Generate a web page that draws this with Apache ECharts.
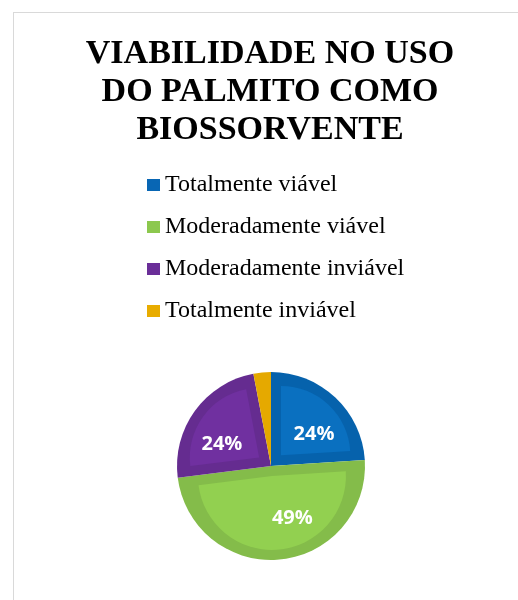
<!DOCTYPE html>
<html>
<head>
<meta charset="utf-8">
<script src="https://cdn.jsdelivr.net/npm/echarts@6/dist/echarts.min.js"></script>
<style>
html,body{margin:0;padding:0;background:#fff;overflow:hidden;}
#frame{position:absolute;left:13px;top:12px;width:520px;height:600px;border:1px solid #d9d9d9;box-sizing:border-box;}
#chart{position:absolute;left:0;top:0;width:540px;height:600px;}
</style>
</head>
<body>
<div id="frame"></div>
<div id="chart"></div>
<script>
// ---- data ----
var titleText = 'VIABILIDADE NO USO\nDO PALMITO COMO\nBIOSSORVENTE';
var categories = ['Totalmente viável', 'Moderadamente viável', 'Moderadamente inviável', 'Totalmente inviável'];
var values = [24, 49, 24, 3];
var showLabel = [true, true, true, false];

// ---- styles ----
var lightColors = ['#0A70C0', '#92D050', '#7030A0', '#F0B000'];
var darkColors  = ['#0662AC', '#84BC4A', '#652C90', '#E5A900'];
var legendColors = ['#0866B4', '#8CC84E', '#6A2E98', '#E8AC00'];
var labelOffsets = [[4, 10], [16, -4], [-3, 12], [0, 0]];
var CENTER = [271, 466];
var R = 94;
var BAND = 10;

var total = values.reduce(function (a, b) { return a + b; }, 0);
var chart = echarts.init(document.getElementById('chart'), null, {renderer: 'canvas'});

var series = [];
// dark base pie (bevel rim)
series.push({
  type: 'pie', name: 'rim', z: 1,
  center: CENTER, radius: R, startAngle: 90, clockwise: true,
  label: {show: false}, labelLine: {show: false},
  emphasis: {disabled: true}, silent: true,
  data: categories.map(function (c, i) {
    return {name: c, value: values[i], itemStyle: {color: darkColors[i]}};
  })
});
// inner lighter faces, one series per slice, inset via selected offset
categories.forEach(function (c, k) {
  var half = values[k] / total * Math.PI;
  var d = BAND / Math.sin(half);
  var r = R - BAND - d;
  if (r < 6) return;
  series.push({
    type: 'pie', name: 'face' + k, z: 2,
    center: CENTER, radius: r, startAngle: 90, clockwise: true,
    selectedMode: 'single', selectedOffset: d,
    label: {show: false}, labelLine: {show: false},
    emphasis: {disabled: true}, silent: true,
    select: {itemStyle: {color: lightColors[k]}},
    data: categories.map(function (cc, i) {
      return {
        name: cc, value: values[i], selected: i === k,
        itemStyle: {color: i === k ? lightColors[k] : 'rgba(0,0,0,0)'}
      };
    })
  });
});
// label layer
series.push({
  type: 'pie', name: 'labels', z: 3,
  center: CENTER, radius: [14, R], startAngle: 90, clockwise: true,
  emphasis: {disabled: true}, silent: true,
  labelLine: {show: false},
  data: categories.map(function (c, i) {
    return {
      name: c, value: values[i],
      itemStyle: {color: 'rgba(0,0,0,0)'},
      label: {show: showLabel[i], offset: labelOffsets[i]}
    };
  }),
  label: {
    position: 'inside',
    formatter: function (p) { return Math.round(p.percent) + '%'; },
    color: '#fff', fontFamily: 'Open Sans', fontWeight: 'bold', fontSize: 20
  }
});

chart.setOption({
  animation: false,
  backgroundColor: 'transparent',
  title: {
    text: titleText,
    left: 'center', top: 30,
    textStyle: {fontFamily: 'Liberation Serif', fontWeight: 'bold', fontSize: 34, lineHeight: 38, color: '#000'}
  },
  legend: {
    orient: 'vertical', left: 142, top: 168,
    icon: 'rect', itemWidth: 13, itemHeight: 12, itemGap: 18,
    selectedMode: false,
    textStyle: {fontFamily: 'Liberation Serif', fontSize: 24, lineHeight: 24, color: '#000'},
    data: categories.map(function (c, i) {
      return {name: c, itemStyle: {color: legendColors[i]}};
    })
  },
  series: series
});
</script>
</body>
</html>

EXERCISE: Repeat the listing in full and exactly. Do not include any images.

TASK OUTPUT:
Generate a web page that draws this with Apache ECharts.
<!DOCTYPE html>
<html>
<head>
<meta charset="utf-8">
<script src="https://cdn.jsdelivr.net/npm/echarts@6/dist/echarts.min.js"></script>
<style>
html,body{margin:0;padding:0;background:#fff;overflow:hidden;}
#frame{position:absolute;left:13px;top:12px;width:520px;height:600px;border:1px solid #d9d9d9;box-sizing:border-box;}
#chart{position:absolute;left:0;top:0;width:540px;height:600px;}
</style>
</head>
<body>
<div id="frame"></div>
<div id="chart"></div>
<script>
// ---- data ----
var titleText = 'VIABILIDADE NO USO\nDO PALMITO COMO\nBIOSSORVENTE';
var categories = ['Totalmente viável', 'Moderadamente viável', 'Moderadamente inviável', 'Totalmente inviável'];
var values = [24, 49, 24, 3];
var showLabel = [true, true, true, false];

// ---- styles ----
var lightColors = ['#0A70C0', '#92D050', '#7030A0', '#F0B000'];
var darkColors  = ['#0662AC', '#84BC4A', '#652C90', '#E5A900'];
var legendColors = ['#0866B4', '#8CC84E', '#6A2E98', '#E8AC00'];
var labelOffsets = [[4, 10], [16, -4], [-3, 12], [0, 0]];
var CENTER = [271, 466];
var R = 94;
var BAND = 10;

var total = values.reduce(function (a, b) { return a + b; }, 0);
var chart = echarts.init(document.getElementById('chart'), null, {renderer: 'canvas'});

var series = [];
// dark base pie (bevel rim)
series.push({
  type: 'pie', name: 'rim', z: 1,
  center: CENTER, radius: R, startAngle: 90, clockwise: true,
  label: {show: false}, labelLine: {show: false},
  emphasis: {disabled: true}, silent: true,
  data: categories.map(function (c, i) {
    return {name: c, value: values[i], itemStyle: {color: darkColors[i]}};
  })
});
// inner lighter faces, one series per slice, inset via selected offset
categories.forEach(function (c, k) {
  var half = values[k] / total * Math.PI;
  var d = BAND / Math.sin(half);
  var r = R - BAND - d;
  if (r < 6) return;
  series.push({
    type: 'pie', name: 'face' + k, z: 2,
    center: CENTER, radius: r, startAngle: 90, clockwise: true,
    selectedMode: 'single', selectedOffset: d,
    label: {show: false}, labelLine: {show: false},
    emphasis: {disabled: true}, silent: true,
    select: {itemStyle: {color: lightColors[k]}},
    data: categories.map(function (cc, i) {
      return {
        name: cc, value: values[i], selected: i === k,
        itemStyle: {color: i === k ? lightColors[k] : 'rgba(0,0,0,0)'}
      };
    })
  });
});
// label layer
series.push({
  type: 'pie', name: 'labels', z: 3,
  center: CENTER, radius: [14, R], startAngle: 90, clockwise: true,
  emphasis: {disabled: true}, silent: true,
  labelLine: {show: false},
  data: categories.map(function (c, i) {
    return {
      name: c, value: values[i],
      itemStyle: {color: 'rgba(0,0,0,0)'},
      label: {show: showLabel[i], offset: labelOffsets[i]}
    };
  }),
  label: {
    position: 'inside',
    formatter: function (p) { return Math.round(p.percent) + '%'; },
    color: '#fff', fontFamily: 'Open Sans', fontWeight: 'bold', fontSize: 20
  }
});

chart.setOption({
  animation: false,
  backgroundColor: 'transparent',
  title: {
    text: titleText,
    left: 'center', top: 30,
    textStyle: {fontFamily: 'Liberation Serif', fontWeight: 'bold', fontSize: 34, lineHeight: 38, color: '#000'}
  },
  legend: {
    orient: 'vertical', left: 142, top: 168,
    icon: 'rect', itemWidth: 13, itemHeight: 12, itemGap: 18,
    selectedMode: false,
    textStyle: {fontFamily: 'Liberation Serif', fontSize: 24, lineHeight: 24, color: '#000'},
    data: categories.map(function (c, i) {
      return {name: c, itemStyle: {color: legendColors[i]}};
    })
  },
  series: series
});
</script>
</body>
</html>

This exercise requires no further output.